Personally, because I’m not usually hungry for breakfast, I practice the 18/6 method most days, and occasionally I accidentally fast for 20-24 hours.  I can easily finish dinner by 4-5pm, and not eat again until 2pm the next day.  Given mornings and early afternoons are my busiest, fasting helps to keep my energy up during those times.  Find what feels best for you and do that!  On nights when you’re too tired or maybe not that hungry for dinner, skip it!  If you have a busy morning or don’t have an appetite for breakfast, skip it!

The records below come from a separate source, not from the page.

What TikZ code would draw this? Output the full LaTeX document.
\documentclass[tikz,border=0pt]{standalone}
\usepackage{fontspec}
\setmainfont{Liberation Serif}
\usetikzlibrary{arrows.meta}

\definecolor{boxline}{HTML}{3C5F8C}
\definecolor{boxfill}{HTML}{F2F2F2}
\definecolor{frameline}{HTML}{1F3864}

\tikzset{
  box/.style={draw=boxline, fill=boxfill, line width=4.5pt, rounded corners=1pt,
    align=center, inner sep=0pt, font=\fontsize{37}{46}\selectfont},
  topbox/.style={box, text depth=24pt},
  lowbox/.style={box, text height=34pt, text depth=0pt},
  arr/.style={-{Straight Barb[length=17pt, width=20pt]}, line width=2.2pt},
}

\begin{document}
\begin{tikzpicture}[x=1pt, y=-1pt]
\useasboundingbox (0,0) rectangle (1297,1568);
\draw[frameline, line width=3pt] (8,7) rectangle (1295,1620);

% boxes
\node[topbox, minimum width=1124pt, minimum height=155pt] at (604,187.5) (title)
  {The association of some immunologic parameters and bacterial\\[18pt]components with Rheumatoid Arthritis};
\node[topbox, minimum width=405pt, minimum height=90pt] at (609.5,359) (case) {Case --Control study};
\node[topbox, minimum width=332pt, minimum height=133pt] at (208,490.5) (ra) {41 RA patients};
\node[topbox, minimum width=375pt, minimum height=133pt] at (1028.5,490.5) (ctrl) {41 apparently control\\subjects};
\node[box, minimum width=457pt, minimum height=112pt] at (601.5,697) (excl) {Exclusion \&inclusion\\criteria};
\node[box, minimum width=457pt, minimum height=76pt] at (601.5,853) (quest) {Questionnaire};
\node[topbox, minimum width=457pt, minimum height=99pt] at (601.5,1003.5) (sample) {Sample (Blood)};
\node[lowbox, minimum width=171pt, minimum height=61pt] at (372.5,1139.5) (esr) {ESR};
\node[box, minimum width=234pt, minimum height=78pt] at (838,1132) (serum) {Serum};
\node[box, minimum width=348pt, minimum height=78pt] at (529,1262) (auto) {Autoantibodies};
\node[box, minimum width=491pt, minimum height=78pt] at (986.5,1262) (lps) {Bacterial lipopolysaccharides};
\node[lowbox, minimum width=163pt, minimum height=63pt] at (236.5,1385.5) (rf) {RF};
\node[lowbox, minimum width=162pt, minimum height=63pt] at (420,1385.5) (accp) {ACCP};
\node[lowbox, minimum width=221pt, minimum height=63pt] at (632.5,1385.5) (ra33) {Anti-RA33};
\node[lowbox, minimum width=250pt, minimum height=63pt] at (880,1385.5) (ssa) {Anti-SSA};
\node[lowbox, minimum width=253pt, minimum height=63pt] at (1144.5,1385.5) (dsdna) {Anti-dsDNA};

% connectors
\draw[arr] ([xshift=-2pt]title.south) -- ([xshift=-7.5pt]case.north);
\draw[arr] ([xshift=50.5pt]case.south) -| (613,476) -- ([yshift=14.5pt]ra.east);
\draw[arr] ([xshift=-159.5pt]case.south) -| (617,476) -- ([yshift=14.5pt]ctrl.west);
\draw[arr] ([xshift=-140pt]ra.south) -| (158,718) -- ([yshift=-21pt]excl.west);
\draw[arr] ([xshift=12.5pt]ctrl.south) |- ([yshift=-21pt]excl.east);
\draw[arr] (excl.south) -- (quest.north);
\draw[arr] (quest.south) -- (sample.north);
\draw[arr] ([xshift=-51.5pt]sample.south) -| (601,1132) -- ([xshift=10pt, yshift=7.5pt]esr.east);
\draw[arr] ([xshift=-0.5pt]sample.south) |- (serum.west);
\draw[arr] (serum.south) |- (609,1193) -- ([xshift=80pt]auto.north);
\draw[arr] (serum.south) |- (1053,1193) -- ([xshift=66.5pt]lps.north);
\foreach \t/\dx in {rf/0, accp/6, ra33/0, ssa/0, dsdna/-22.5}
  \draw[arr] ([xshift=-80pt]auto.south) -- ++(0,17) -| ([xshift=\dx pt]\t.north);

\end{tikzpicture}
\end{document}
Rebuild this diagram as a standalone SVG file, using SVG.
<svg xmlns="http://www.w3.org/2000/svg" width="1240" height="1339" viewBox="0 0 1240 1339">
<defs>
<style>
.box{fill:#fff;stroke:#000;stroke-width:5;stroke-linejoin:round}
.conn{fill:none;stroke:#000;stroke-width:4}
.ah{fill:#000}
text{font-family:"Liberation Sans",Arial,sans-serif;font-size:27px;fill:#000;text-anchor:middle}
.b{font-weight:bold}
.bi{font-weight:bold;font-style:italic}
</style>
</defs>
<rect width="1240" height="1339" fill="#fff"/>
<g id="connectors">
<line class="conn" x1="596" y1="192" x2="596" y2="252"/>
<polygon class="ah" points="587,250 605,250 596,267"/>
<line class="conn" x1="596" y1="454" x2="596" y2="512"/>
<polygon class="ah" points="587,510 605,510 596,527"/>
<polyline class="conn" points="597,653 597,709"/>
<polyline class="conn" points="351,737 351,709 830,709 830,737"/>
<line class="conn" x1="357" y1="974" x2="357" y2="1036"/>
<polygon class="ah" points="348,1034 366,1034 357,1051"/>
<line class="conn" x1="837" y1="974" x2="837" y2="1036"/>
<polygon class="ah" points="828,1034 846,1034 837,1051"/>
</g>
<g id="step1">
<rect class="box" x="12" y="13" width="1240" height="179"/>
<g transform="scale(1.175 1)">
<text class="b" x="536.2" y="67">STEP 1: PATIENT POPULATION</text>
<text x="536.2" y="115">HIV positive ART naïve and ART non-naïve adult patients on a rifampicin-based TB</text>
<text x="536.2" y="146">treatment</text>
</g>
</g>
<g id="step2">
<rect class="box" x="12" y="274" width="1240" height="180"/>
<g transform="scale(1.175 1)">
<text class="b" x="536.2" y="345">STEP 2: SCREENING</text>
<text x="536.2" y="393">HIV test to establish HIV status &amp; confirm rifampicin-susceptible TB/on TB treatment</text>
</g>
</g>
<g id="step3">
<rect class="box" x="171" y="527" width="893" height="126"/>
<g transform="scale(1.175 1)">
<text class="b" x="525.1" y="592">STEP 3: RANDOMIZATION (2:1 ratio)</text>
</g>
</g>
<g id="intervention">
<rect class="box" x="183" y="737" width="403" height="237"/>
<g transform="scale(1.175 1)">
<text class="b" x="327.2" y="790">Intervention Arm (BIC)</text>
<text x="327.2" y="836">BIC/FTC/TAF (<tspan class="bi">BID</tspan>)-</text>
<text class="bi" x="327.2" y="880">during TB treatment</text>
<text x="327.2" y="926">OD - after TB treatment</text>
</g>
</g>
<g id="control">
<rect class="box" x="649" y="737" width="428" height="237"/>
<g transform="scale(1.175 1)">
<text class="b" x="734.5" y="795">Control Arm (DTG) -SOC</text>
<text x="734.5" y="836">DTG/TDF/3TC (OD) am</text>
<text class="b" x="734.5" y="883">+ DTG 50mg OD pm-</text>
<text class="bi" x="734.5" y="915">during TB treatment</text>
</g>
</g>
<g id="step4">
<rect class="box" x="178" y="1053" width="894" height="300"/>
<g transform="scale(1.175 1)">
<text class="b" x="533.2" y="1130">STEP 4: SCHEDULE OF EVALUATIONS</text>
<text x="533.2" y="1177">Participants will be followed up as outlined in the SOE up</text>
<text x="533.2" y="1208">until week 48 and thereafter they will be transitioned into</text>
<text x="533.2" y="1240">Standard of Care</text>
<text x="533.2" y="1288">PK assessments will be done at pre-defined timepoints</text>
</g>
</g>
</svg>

On a final note, this is not an invitation to eat whatever you want during the feeding window.  Intermittent fasting will be much more intuitive and enjoyable if you’re eating the right type of foods (whole, high-quality, and nutrient-dense), moving your body regularly (preferably resistance training), and managing your sleep and stress.


Have you experimented with intermittent fasting?  Has it worked for you?  Let me know your thoughts!